Given council’s historic aversion to giving consideration and/or thought to questions from taxpayers that threaten to inject reality into council’s ‘don’t worry, be happy’ world, the cancellation of question period was always a matter of when not if. Indeed council has made it very clear that their preference would be to conduct all, not just most, of the city’s business behind closed doors and away from public scrutiny and questions. Currently council only conducts the business it has to in public.
It is likely council’s long record of construction boondoggles as well as massive cost overruns, multi-million dollar losses instead of profits, multi-million dollar subsidies to purchase a professional hockey team for favoured citizens, growing water shortages, onerous property tax levels and so on, that gives rise to the need to cite any success.
This would explain Councilor Smith commenting on the matter of ending the public’s time to ask questions at the end of council meetings.
“Ending the public’s right to ask questions at council meetings is, according to Smith, not an attempt to muzzle the public.”
While ending the opportunity for citizens questions after council meetings was not a failed ATTEMPT to muzzle the public but in fact a SUCCESSFUL muzzling of the public, this is not a ‘success’ to be proud of.
Speaking of wondering ‘do Abbotsford’s politicians ever listen to what they are saying’ it was certainly interesting, in a dumbfounding way, listening to George Peary comments.
And no, I am not referring to his switch from “I’d far rather the community tell me what the issues are” during the municipal election to “Council does not have to justify it’s decisions to any one individual. That’s what we have elections for every three years” after being elected and in power.
I was referring to the sight of Abbotsford’s Mayor Peary on the television news informing potential businesses, investors, residents and any other interested parties that Abbotsford’s water supply infrastructure is inadequate to the point that, despite a much rainier spring and a much latter than normal beginning to warm summer weather, that water rationing is required in Abbotsford in order for the Abbotsford Fire Department to have sufficient supplies of water to fight fires.
The fact that Mayor Peary’s revelation Abbotsford lacks the water supply to fight fires without water rationing may deter potential businesses and residents from moving to Abbotsford has both a positive and a negative side.
On the negative side is the reality that with the financial quagmire council has sunk the city into, the loss of the development fees, business and property taxes as a result of the public acknowledgement of Abbotsford’s lack of sufficient capacity to meet the water needs of the city, may well cause the city to run out of money and into bankruptcy.
On the positive side slowing growth will reduce the growing strain on Abbotsford’s inadequate water delivery infrastructure and delay the need to impose restrictions or limits on how much water a household can use period; buying time to do a proper job of bringing Abbotsford’s water delivery infrastructure to a capacity sufficient to meet current and future water demands.
I know council will undoubtedly continue to insist that council knows what it is doing, there is no problem with capacity and there is no water problem, much less crisis, in Abbotsford.

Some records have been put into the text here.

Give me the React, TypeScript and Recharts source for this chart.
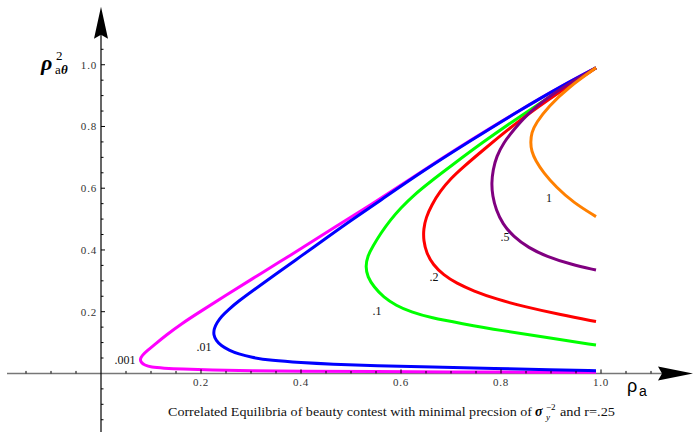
import { LineChart, Line, XAxis, YAxis, ReferenceLine, ReferenceDot } from "recharts";

// points (ρa, ρ²aθ): lower branch -> nose -> upper branch
const curve001: [number, number][] = [
  [0.99, 0.004], [0.85, 0.004], [0.7, 0.005], [0.55, 0.006], [0.4, 0.007], [0.3, 0.009],
  [0.22, 0.011], [0.16, 0.014], [0.125, 0.017], [0.1, 0.02], [0.087, 0.027], [0.08, 0.036],
  [0.078, 0.046], [0.082, 0.058], [0.092, 0.073], [0.106, 0.092], [0.131, 0.125], [0.16, 0.16],
  [0.2, 0.202], [0.25, 0.253], [0.3, 0.304], [0.36, 0.364], [0.4, 0.404], [0.46, 0.466],
  [0.555, 0.562], [0.64, 0.653], [0.74, 0.757], [0.84, 0.855], [0.92, 0.93], [0.99, 0.99],
];
const curve01: [number, number][] = [
  [0.99, 0.009], [0.9, 0.012], [0.79, 0.016], [0.66, 0.021], [0.55, 0.025], [0.46, 0.03],
  [0.4, 0.035], [0.34, 0.042], [0.3, 0.052], [0.275, 0.063], [0.256, 0.075], [0.24, 0.09],
  [0.23, 0.107], [0.225, 0.125], [0.226, 0.145], [0.232, 0.165], [0.241, 0.185], [0.255, 0.207],
  [0.275, 0.234], [0.3, 0.264], [0.35, 0.322], [0.4, 0.38], [0.45, 0.438], [0.5, 0.496],
  [0.555, 0.556], [0.64, 0.652], [0.74, 0.755], [0.84, 0.855], [0.92, 0.93], [0.99, 0.99],
];
const curve1: [number, number][] = [
  [0.99, 0.092], [0.9, 0.114], [0.8, 0.139], [0.72, 0.162], [0.66, 0.18], [0.62, 0.199],
  [0.59, 0.22], [0.565, 0.247], [0.546, 0.28], [0.533, 0.313], [0.529, 0.346], [0.533, 0.38],
  [0.544, 0.413], [0.56, 0.455], [0.578, 0.496], [0.6, 0.537], [0.625, 0.577], [0.66, 0.623],
  [0.7, 0.672], [0.76, 0.745], [0.84, 0.835], [0.92, 0.92], [0.99, 0.99],
];
const curve2: [number, number][] = [
  [0.99, 0.168], [0.92, 0.19], [0.845, 0.217], [0.79, 0.241], [0.745, 0.267], [0.711, 0.292],
  [0.685, 0.319], [0.664, 0.352], [0.651, 0.39], [0.645, 0.43], [0.645, 0.468], [0.65, 0.505],
  [0.661, 0.545], [0.678, 0.59], [0.7, 0.632], [0.722, 0.665], [0.76, 0.718], [0.84, 0.825],
  [0.92, 0.915], [0.99, 0.99],
];
const curve5: [number, number][] = [
  [0.99, 0.335], [0.94, 0.353], [0.891, 0.379], [0.855, 0.407], [0.825, 0.443], [0.803, 0.485],
  [0.79, 0.53], [0.783, 0.575], [0.781, 0.617], [0.784, 0.66], [0.791, 0.703], [0.805, 0.747],
  [0.825, 0.789], [0.86, 0.853], [0.91, 0.912], [0.95, 0.953], [0.99, 0.99],
];
const curve10: [number, number][] = [
  [0.99, 0.508], [0.945, 0.553], [0.91, 0.604], [0.885, 0.65], [0.869, 0.69], [0.861, 0.72],
  [0.859, 0.748], [0.861, 0.78], [0.87, 0.812], [0.895, 0.865], [0.935, 0.927], [0.99, 0.99],
];

const precisions = [".001", ".01", ".1", ".2", ".5", "1"];
const curves = [curve001, curve01, curve1, curve2, curve5, curve10];
// where each precision label sits (data coords)
const labelAnchors: [number, number][] = [
  [0.048, 0.044], [0.206, 0.086], [0.552, 0.202], [0.666, 0.311], [0.808, 0.442], [0.896, 0.567],
];

const xMajor = [0.2, 0.4, 0.6, 0.8, 1.0];
const xMinor = [-0.15, -0.1, -0.05, 0.05, 0.1, 0.15, 0.25, 0.3, 0.35, 0.45, 0.5, 0.55, 0.65, 0.7, 0.75, 0.85, 0.9, 0.95, 1.05, 1.1];
const yMajor = [0.2, 0.4, 0.6, 0.8, 1.0];
const yMinor = [-0.15, -0.1, -0.05, 0.05, 0.1, 0.15, 0.25, 0.3, 0.35, 0.45, 0.5, 0.55, 0.65, 0.7, 0.75, 0.85, 0.9, 0.95, 1.05];

const colors = ["#ff00ff", "#0000ff", "#00ff00", "#ff0000", "#800080", "#ff8000"];
const serif = "'Liberation Serif', 'Times New Roman', serif";
const sans = "'Liberation Sans', Arial, sans-serif";

const HArrow = (p: any) => {
  const { x1, y1, x2 } = p;
  return (
    <g>
      <line x1={x1} y1={y1} x2={x2 - 20} y2={y1} stroke="#777" strokeWidth={1.6} />
      <polygon points={`${x2},${y1} ${x2 - 35},${y1 - 7} ${x2 - 31},${y1} ${x2 - 35},${y1 + 7}`} fill="#000" />
    </g>
  );
};

const VArrow = (p: any) => {
  const { x1, y1, y2 } = p;
  const top = Math.min(y1, y2);
  const bot = Math.max(y1, y2);
  return (
    <g>
      <line x1={x1} y1={bot} x2={x1} y2={top + 20} stroke="#000" strokeWidth={1.2} />
      <polygon points={`${x1},${top} ${x1 - 7},${top + 32} ${x1},${top + 28} ${x1 + 7},${top + 32}`} fill="#000" />
    </g>
  );
};

const xTick = (len: number, label?: string) => (p: any) => (
  <g>
    <line x1={p.cx} y1={p.cy} x2={p.cx} y2={p.cy - len} stroke="#000" strokeWidth={1} />
    {label && (
      <text x={p.cx} y={p.cy + 13} textAnchor="middle" fontFamily={serif} fontSize={11} letterSpacing={0.8} fill="#333">
        {label}
      </text>
    )}
  </g>
);

const yTick = (len: number, label?: string) => (p: any) => (
  <g>
    <line x1={p.cx} y1={p.cy} x2={p.cx + len} y2={p.cy} stroke="#000" strokeWidth={1} />
    {label && (
      <text x={p.cx - 4} y={p.cy + 4} textAnchor="end" fontFamily={serif} fontSize={11} letterSpacing={0.8} fill="#333">
        {label}
      </text>
    )}
  </g>
);

const curveLabel = (text: string) => (p: any) => (
  <text x={p.cx} y={p.cy + 4} textAnchor="middle" fontFamily={serif} fontSize={12} fill="#111">
    {text}
  </text>
);

export default function App() {
  return (
    <div style={{ position: "absolute", left: 0, top: 0, width: 694, height: 432, background: "#fff" }}>
      <LineChart width={694} height={432} margin={{ top: 3, right: 3, bottom: 3, left: 1 }}>
        <XAxis type="number" dataKey="x" domain={[-0.2, 1.18]} hide allowDataOverflow />
        <YAxis type="number" dataKey="y" domain={[-0.18, 1.2]} hide allowDataOverflow />

        <ReferenceLine segment={[{ x: -0.188, y: 0 }, { x: 1.184, y: 0 }]} ifOverflow="visible" shape={HArrow} />
        <ReferenceLine segment={[{ x: 0, y: -0.19 }, { x: 0, y: 1.188 }]} ifOverflow="visible" shape={VArrow} />

        {xMinor.map((v) => (
          <ReferenceDot key={"xm" + v} x={v} y={0} r={0} ifOverflow="visible" shape={xTick(2.5)} />
        ))}
        {xMajor.map((v) => (
          <ReferenceDot key={"xM" + v} x={v} y={0} r={0} ifOverflow="visible" shape={xTick(4, v.toFixed(1))} />
        ))}
        {yMinor.map((v) => (
          <ReferenceDot key={"ym" + v} x={0} y={v} r={0} ifOverflow="visible" shape={yTick(2.5)} />
        ))}
        {yMajor.map((v) => (
          <ReferenceDot key={"yM" + v} x={0} y={v} r={0} ifOverflow="visible" shape={yTick(4, v.toFixed(1))} />
        ))}

        {curves.map((pts, i) => (
          <Line
            key={precisions[i]}
            data={pts.map(([x, y]) => ({ x, y }))}
            dataKey="y"
            type="basis"
            stroke={colors[i]}
            strokeWidth={3}
            dot={false}
            activeDot={false}
            isAnimationActive={false}
          />
        ))}

        {labelAnchors.map(([x, y], i) => (
          <ReferenceDot key={"lab" + i} x={x} y={y} r={0} ifOverflow="visible" shape={curveLabel(precisions[i])} />
        ))}
      </LineChart>

      <svg width={694} height={432} style={{ position: "absolute", left: 0, top: 0, pointerEvents: "none" }}>
        {/* y title */}
        <text x={41} y={70} fontFamily={serif} fontSize={22} fontWeight="bold" fontStyle="italic" fill="#000">ρ</text>
        <text x={56} y={60} fontFamily={serif} fontSize={13} fill="#000">2</text>
        <text x={55} y={74} fontFamily={serif} fontSize={13} fill="#000">a</text>
        <text x={61} y={74} fontFamily={serif} fontSize={13} fontWeight="bold" fontStyle="italic" fill="#000">θ</text>
        {/* x title */}
        <text x={627} y={392} fontFamily={sans} fontSize={18} fill="#000">ρ</text>
        <text x={639} y={396} fontFamily={sans} fontSize={14} fill="#000">a</text>
        {/* caption */}
        <text x={168} y={416} fontFamily={serif} fontSize={13} fill="#111" textLength={364} lengthAdjust="spacingAndGlyphs">
          Correlated Equilibria of beauty contest with minimal precsion of
        </text>
        <text x={535} y={416} fontFamily={serif} fontSize={14} fontWeight="bold" fontStyle="italic" fill="#000">σ</text>
        <text x={546} y={420} fontFamily={serif} fontSize={9} fontStyle="italic" fill="#000">y</text>
        <text x={546} y={410} fontFamily={serif} fontSize={9} fill="#000">−2</text>
        <text x={560} y={416} fontFamily={serif} fontSize={13} fill="#111" textLength={55} lengthAdjust="spacingAndGlyphs">
          and r=.25
        </text>
      </svg>
    </div>
  );
}
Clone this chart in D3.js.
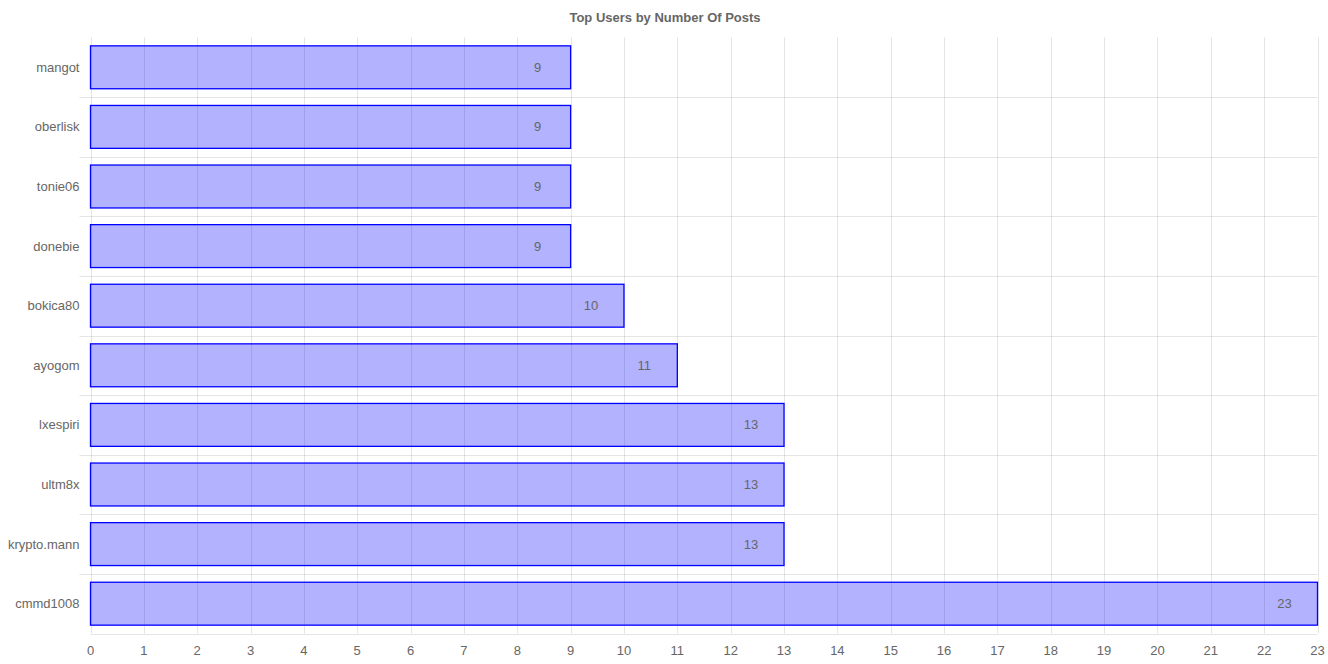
<!DOCTYPE html>
<html><head><meta charset="utf-8">
<script src="https://cdn.jsdelivr.net/npm/d3@7"></script>
<style>body{margin:0;background:#fff}text{font-family:"Liberation Sans",Arial,Helvetica,sans-serif}</style>
</head><body><svg id="c" width="1328" height="664"></svg>
<script>
const users = ["mangot","oberlisk","tonie06","donebie","bokica80","ayogom","lxespiri","ultm8x","krypto.mann","cmmd1008"];
const posts = [9,9,9,9,10,11,13,13,13,23];
const xTicks = d3.range(0,24);

const svg = d3.select("#c");
const m = {l:90.5, r:10.5, t:37.5, b:30.5};
const W = 1328, H = 664;
const x = d3.scaleLinear().domain([0,23]).range([m.l, W - m.r]);
const y = d3.scaleBand().domain(users).range([m.t, H - m.b]);
const grid = "rgba(0,0,0,0.1)";
const fs = 13;

// title
svg.append("text").attr("x", 665).attr("y", 22).attr("text-anchor","middle")
  .attr("font-size",fs).attr("font-weight","bold").attr("fill","#666").text("Top Users by Number Of Posts");

// vertical gridlines
svg.append("g").selectAll("line").data(xTicks).join("line")
  .attr("x1", d=>Math.round(x(d))+0.5).attr("x2", d=>Math.round(x(d))+0.5)
  .attr("y1", m.t).attr("y2", H - m.b).attr("stroke", grid);
// horizontal gridlines (band boundaries)
const bounds = users.map(u=>y(u)).concat([y.range()[1]]);
svg.append("g").selectAll("line").data(bounds.slice(1)).join("line")
  .attr("x1", (d,i)=> i === users.length-1 ? m.l : m.l - 11).attr("x2", W - m.r)
  .attr("y1", d=>Math.round(d)+0.5).attr("y2", d=>Math.round(d)+0.5)
  .attr("stroke", grid);

// bars
const bh = y.bandwidth()*0.72;
svg.append("g").selectAll("rect").data(users).join("rect")
  .attr("x", x(0)).attr("y", (d)=>y(d) + (y.bandwidth()-bh)/2)
  .attr("width", (d,i)=>x(posts[i]) - x(0)).attr("height", bh)
  .attr("fill","rgba(0,0,255,0.3)").attr("stroke","#0000ff").attr("stroke-width",1.3);

// value labels
svg.append("g").selectAll("text").data(users).join("text")
  .attr("x", (d,i)=>x(posts[i]) - 33).attr("y", d=>y(d)+y.bandwidth()/2 + 4.5)
  .attr("text-anchor","middle").attr("font-size",fs).attr("fill","#666")
  .text((d,i)=>posts[i]);

// y labels
svg.append("g").selectAll("text").data(users).join("text")
  .attr("x", m.l - 11).attr("y", d=>y(d)+y.bandwidth()/2 + 4.5)
  .attr("text-anchor","end").attr("font-size",fs).attr("fill","#666").text(d=>d);

// x labels
svg.append("g").selectAll("text").data(xTicks).join("text")
  .attr("x", d=>x(d)).attr("y", H - m.b + 21)
  .attr("text-anchor","middle").attr("font-size",fs).attr("fill","#666").text(d=>d);
</script></body></html>
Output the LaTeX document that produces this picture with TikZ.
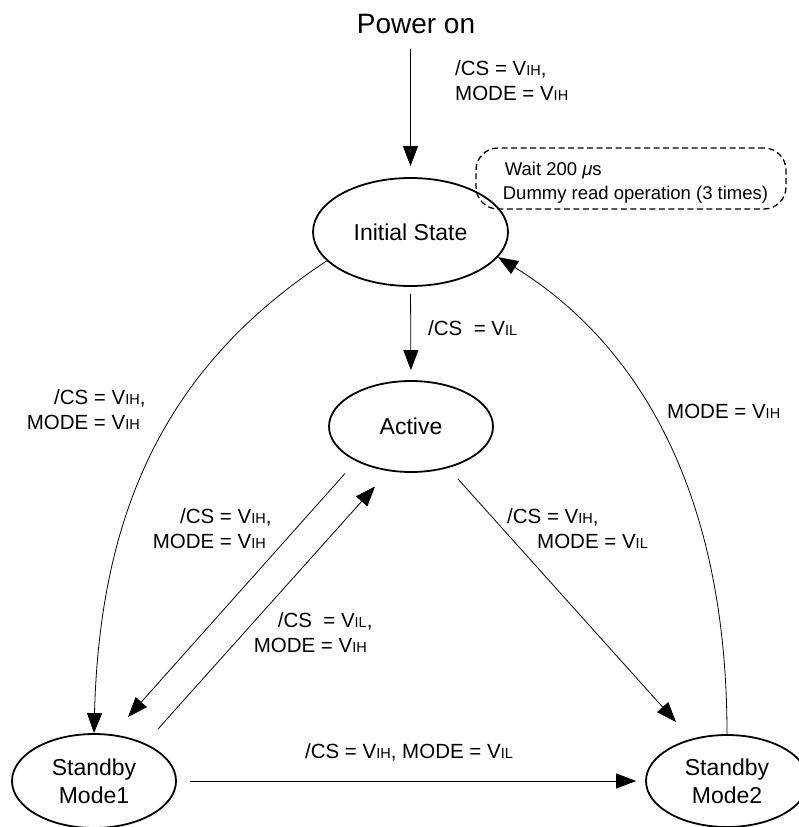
\documentclass[tikz,border=0pt]{standalone}
\usepackage{fontspec}
\setmainfont{Liberation Sans}
\usetikzlibrary{arrows.meta,calc,shapes.geometric}
\newcommand\sbs[1]{{\fontsize{14.5pt}{14.5pt}\selectfont #1}}
\begin{document}
\begin{tikzpicture}[x=1pt,y=-1pt,
  state/.style={ellipse, draw, line width=1.8pt, inner sep=0pt, align=center,
    font=\fontsize{23pt}{28pt}\selectfont},
  lbl/.style={inner sep=0pt, font=\fontsize{20.5pt}{25pt}\selectfont},
  arr/.style={-{Triangle[length=20pt,width=15pt]}, line width=0.8pt},
]
\path[use as bounding box] (0,0) rectangle (799,827);

% nodes
\node[inner sep=0pt, anchor=base, font=\fontsize{28pt}{30pt}\selectfont] (power) at (416,33) {Power on};
\node[state, minimum width=195pt, minimum height=108pt] (init) at (410.5,232) {Initial State};
\node[state, minimum width=164pt, minimum height=91pt] (active) at (411,426.5) {Active};
\node[state, minimum width=164pt, minimum height=94pt] (mode1) at (94,781) {Standby\\Mode1};
\node[state, minimum width=162pt, minimum height=92pt] (mode2) at (727,781) {Standby\\Mode2};

\node[draw, dash pattern=on 6pt off 3.5pt, line width=1.3pt, rounded corners=22pt,
  minimum width=310pt, minimum height=61pt, inner sep=0pt, align=left,
  font=\fontsize{18.5pt}{24pt}\selectfont] (note) at (631,178.5)
  {\rule{0pt}{21pt}\hspace*{11pt}Wait 200 {\itshape μ}s\\\hspace*{9pt}Dummy read operation (3 times)};

% labels (multi-line nodes: base = last line)
\node[lbl, align=left, anchor=base west] (lpow) at (455,100) {/CS = V\sbs{IH},\\MODE = V\sbs{IH}};
\node[lbl, anchor=base west] (lact) at (428,335) {/CS~~= V\sbs{IL}};
\node[lbl, anchor=base west] (lret) at (667,418) {MODE = V\sbs{IH}};
\node[lbl, align=right, anchor=base east] (lleft) at (140,429) {/CS = V\sbs{IH}\rlap{,}\\MODE = V\sbs{IH}};
\node[lbl, align=right, anchor=base east] (lam1) at (266,548) {/CS = V\sbs{IH}\rlap{,}\\MODE = V\sbs{IH}};
\node[lbl, align=right, anchor=base east] (lm1a) at (367,652) {/CS~~= V\sbs{IL}\rlap{,}\\MODE = V\sbs{IH}};
\node[lbl, align=left, anchor=base west] (lam2) at (507,548) {/CS = V\sbs{IH},\\\hspace*{30pt}MODE = V\sbs{IL}};
\node[lbl, anchor=base] (lm12) at (409,758) {/CS = V\sbs{IH}, MODE = V\sbs{IL}};

% connectors
\draw[arr, shorten <=16pt, shorten >=11pt] (power.south -| init.north) -- (init.north);
\draw[arr, shorten <=7pt, shorten >=10pt] (init.south) -- (active.north);
\draw[arr] ($(active)+(-66,47)$) -- ($(mode1)+(34,-64)$);
\draw[arr] ($(mode1)+(64,-52)$) -- ($(active)+(-36,60)$);
\draw[arr] ($(active)+(47,52.5)$) -- ($(mode2)+(-51,-59)$);
\draw[arr, shorten <=13pt, shorten >=9pt] (mode1.east) -- (mode2.west);
\draw[arr] (init.199) .. controls +(-152,100) and +(6,-234) .. (mode1.north);
\draw[arr] (mode2.north) .. controls +(0,-256) and +(130,80) .. (init.-16);
\end{tikzpicture}
\end{document}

Personally – when you have water rationing because you need to make sure you have enough water to fight fires and you are continuing to add demand to the system (development) you definitely have a problem; when the Abbotsford Mission Water & Sewer Commission is just now starting to consider options for expansion of the water delivery infrastructure, while you are already rationing water to ensure water to fight fires and given the lead times in planning then building infrastructure, you may not be in a crisis yet but that is the direction the city is heading.
What would the water situation currently be if the weather had not been wetter, cloudier and cooler than normal?
At what point does our inadequate water delivery infrastructure become a problem according to council? When it is not just charity car washes that are banned but the use of backyard pools, including children’s blow-up pools? Or is it when there are limits on how much water a household can use for bathing, cooking, cleaning and drinking? Is the reason council is planning the economically unjustifiable expense of installing individual water metering not just to allow them to surreptitiously raise water bills but to be able to monitor the amount of water each household uses when limits on household water usage need to be imposed?
Is the definition of a water crisis for Abbotsford’s current council when a home or business burns because there is not enough water and water pressure to supply sufficient water for the fire department to fight the fire?
The need for increased capacity in Abbotsford’s water infrastructure did not suddenly appear but has been a known issue/need for years. The reason that there are no plans on the table, much less a timetable to address water delivery capacity and avoid severe water rationing is that council’s priorities are council ego projects (international gardens, art galleries, subsidizing professional hockey team ownership for favoured citizens) first rather than the infrastructure needed by the City of Abbotsford to support not only its current population but to support future growth.
Which is in keeping with council’s apparent lack of concern with the effect increases in the city’s debt and the property tax increases associated with capital spending has on Abbotsford taxpayers; after all why would council want to have their planning in place in time to be able to line up the maximum contributions from the federal or provincial governments. Council certainly wouldn’t have wanted to been in position to take advantage of the recent federal government $billions$ for stimulus spending on infrastructure.
What would cause council to exert itself to maximize funding from senior levels of government when they have the opportunity to achieve record levels of debt and property taxes by having Abbotsford’s taxpayers foot the entire bill?
Obviously overpasses to provide better access to council’s ego project, the black hole known as the Entertainment & Sports Centre, are more of a priority than drinking water – at least for council.
While on the subject of council and its lack of leadership, why is it that with a watering ban in effect for others in Abbotsford, the city is wasting thousands of litres of water per day (evaporation) by running city hall fountains and the waterfall at John Smith’s million dollar garden?
But then if leadership and proper priorities existed on council, citizens would not find themselves wondering about why all that money is being spent repairing and repaving the roads around city hall, which are quite driveable (in superior shape by Abbotsford standards) when roads around Abbotsford (but not near city hall, nor I suspect councillor’s homes) that pose a threat to vehicles forced to use them continue to worsen in impassability.
Considering that what we are speaking of here are council’s behaviours over only the past two weeks, such behaviours emphasis the reality that, beyond any shadow of a doubt, city hall is Fawlty Tower.